Let’s look at the news that moved the markets…
Companies unexpectedly cut 301K jobs in January
On Wednesday, private payroll processor ADP reported that companies cut 301,000 jobs in January, likely a result of surging omicron cases hitting hiring, reported CNBC.
Dow Jones economists had predicted a growth of 200,000 jobs in the month which meant the unexpected cut was a half-million fewer jobs than what was originally estimated. “The labor market recovery took a step back at the start of 2022 due to the effect of the omicron variant and its significant, though likely temporary, impact to job growth,” ADP’s chief economist, Nela Richardson, said.
Given that ADP’s figures often different from the Labor Department’s own report which typically comes out two days later, many analysts hoped for an increase from the Bureau of Labor Statistics on Friday.
Facebook singlehandedly kills the tech rally
I don’t typically (if ever) refer to individual stock earnings in the Week in Review, especially not a stock that I don’t even hold. However, on Wednesday after the bell, Facebook (FB) reported a quarter so bad that its shares dropped more than 25% and the company stopped the tech rally dead in its tracks, reported CNBC.
Not only did Facebook lose billions on its metaverse division, it didn’t make as much money as was expected in its standard income-generating products and services.

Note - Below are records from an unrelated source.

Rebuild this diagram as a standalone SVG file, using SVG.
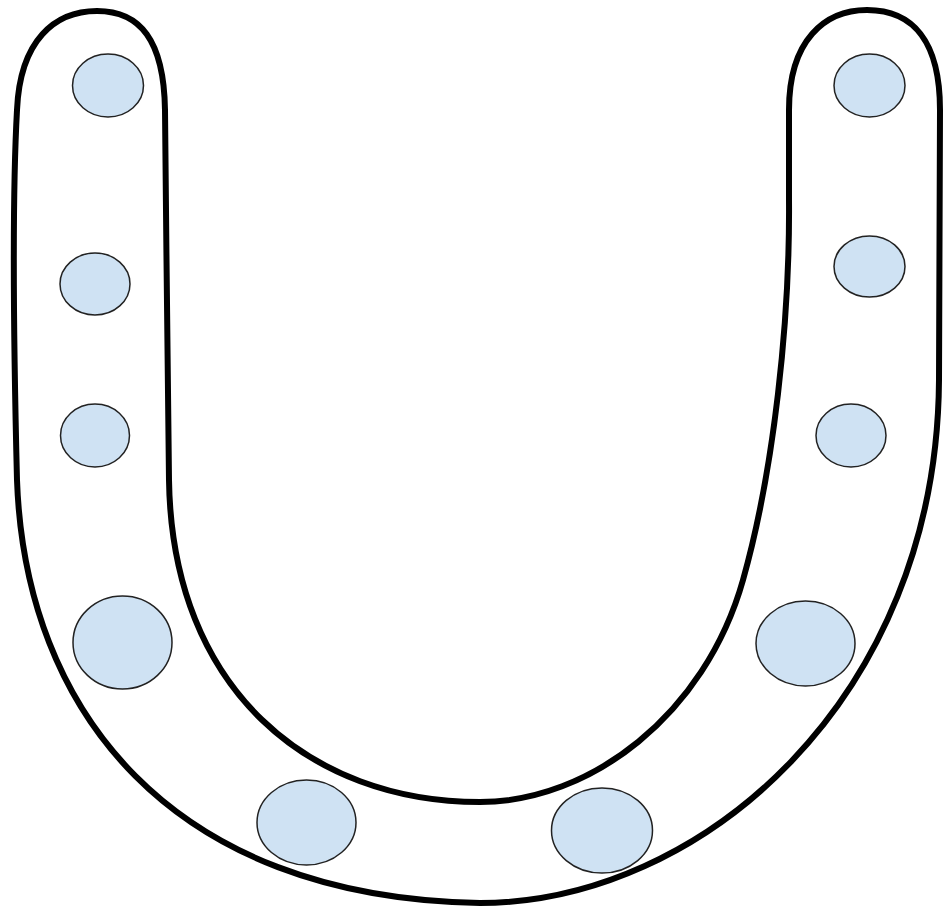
<svg xmlns="http://www.w3.org/2000/svg" width="943" height="911" viewBox="0 0 943 911">
<style>
.shoe{fill:#ffffff;stroke:#000000;stroke-width:6;stroke-linejoin:round}
.hole{fill:#cfe2f3;stroke:#222222;stroke-width:1.5}
</style>
<rect width="943" height="911" fill="#ffffff"/>
<g id="horseshoe">
<path class="shoe" d="M 165,110 C 166,230 168,380 169,480 C 172,690 310,802 480,802 C 590,802 705,715 743,580 C 774,470 790,320 789,200 L 789,110 C 789,40 825,10 867,10 C 912,10 940,40 940,110 L 939,380 C 937,700 700,903 480,903 C 170,898 25,710 17,480 C 14,360 12,200 17,110 C 20,40 55,11 97,11 C 140,11 164,40 165,110 Z"/>
</g>
<g id="holes">
<ellipse id="h1" class="hole" cx="108" cy="85.5" rx="35.5" ry="31.5"/>
<ellipse id="h2" class="hole" cx="95" cy="284" rx="35" ry="31"/>
<ellipse id="h3" class="hole" cx="95" cy="435.5" rx="34.5" ry="31.5"/>
<ellipse id="h4" class="hole" cx="122.5" cy="642.5" rx="49.5" ry="46.5"/>
<ellipse id="h5" class="hole" cx="306.5" cy="822.5" rx="49.5" ry="42.5"/>
<ellipse id="h6" class="hole" cx="602" cy="830.5" rx="50.5" ry="42.5"/>
<ellipse id="h7" class="hole" cx="805.5" cy="643.5" rx="49.5" ry="42.5"/>
<ellipse id="h8" class="hole" cx="869.5" cy="85.5" rx="35.5" ry="31.5"/>
<ellipse id="h9" class="hole" cx="869.5" cy="266.5" rx="35.5" ry="30.5"/>
<ellipse id="h10" class="hole" cx="851" cy="435.5" rx="35" ry="31.5"/>
</g>
</svg>
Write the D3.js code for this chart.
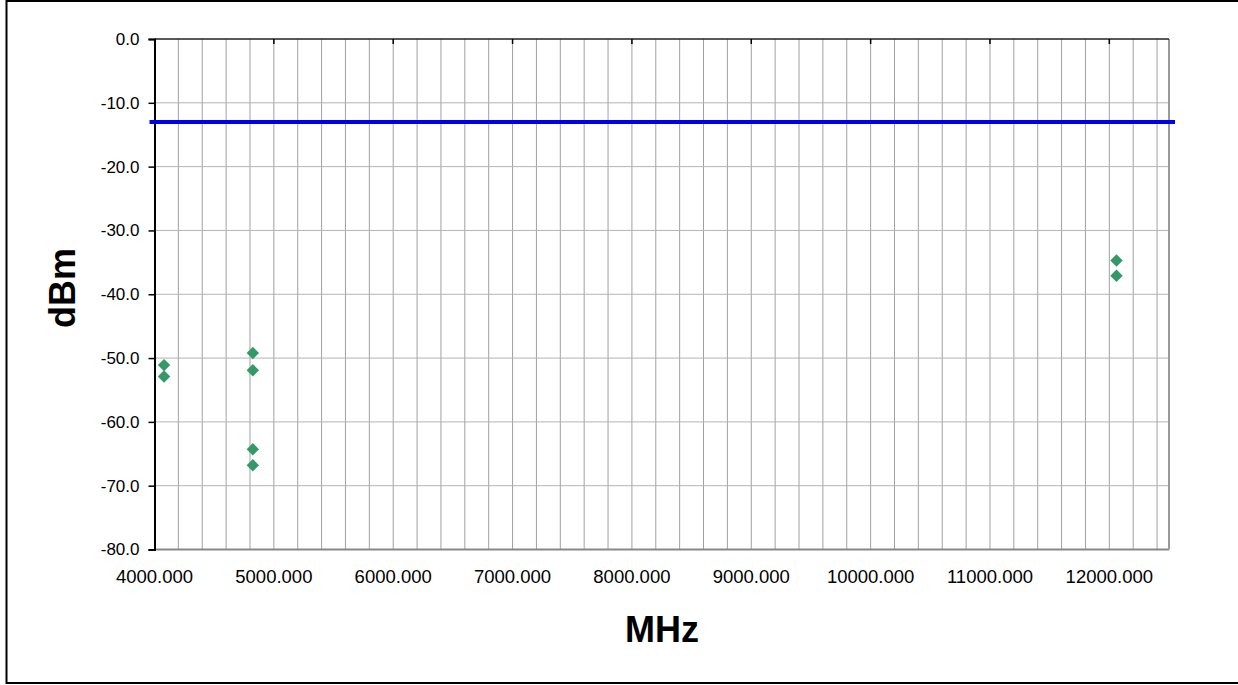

To make matters worse, the company issued painfully weak guidance and blamed privacy changes in Apple’s iOS software and macroeconomic woes for all of its disappointing performance.
JPMorgan analysts downgraded the stock from overweight to neutral on Thursday and lowered their price target from $385 to $284. The analysts said Meta “is seeing a significant slowdown in advertising growth while embarking on an expensive, uncertain, multi-year transition to the Metaverse.”
Being such a significant part of the NASDAQ and any tech-tracking ETF, it’s no wonder that Facebook’s blunder brought down the entire sector, leading to a pretty down day for all of tech on Thursday.
U.S. adds 467K jobs in January despite Omicron surge
On Friday, the Labor Department’s jobs report showed the U.S. added 467,000 jobs in January, ahead of the 150,000 estimate and blowing away ADP’s earlier report of lost jobs, reported CNBC.
Additionally, revisions to past reports showed 510,000 jobs gained in December from the initially reported 199,000, and 647,000 in November versus the previously reported 249,000.
“The benchmark revisions helped the numbers a bit just because it moved out some of the seasonal factors that have been at work. But overall the job market is strong, particularly in the face of omicron,” said Kathy Jones, chief fixed income strategist at Charles Schwab. “It’s hard to find a weak spot in this report.”
While the jobs report is good news for the U.S. economy, the stock market didn’t take it as well. Bond yields started to rise as it became readily apparent that the Fed will likely continue with their plans of Quantitative Tightening (the combined process of tapering and interest rate hikes).
Next Week’s Gameplan
While all investors remain focused on earnings reports and the Fed, I am paying close attention to anything that might happen on the geopolitical stage. Naturally, no news event really affects my plans since they are all short-term, and you should never make a long-term investment decision based on short-term news.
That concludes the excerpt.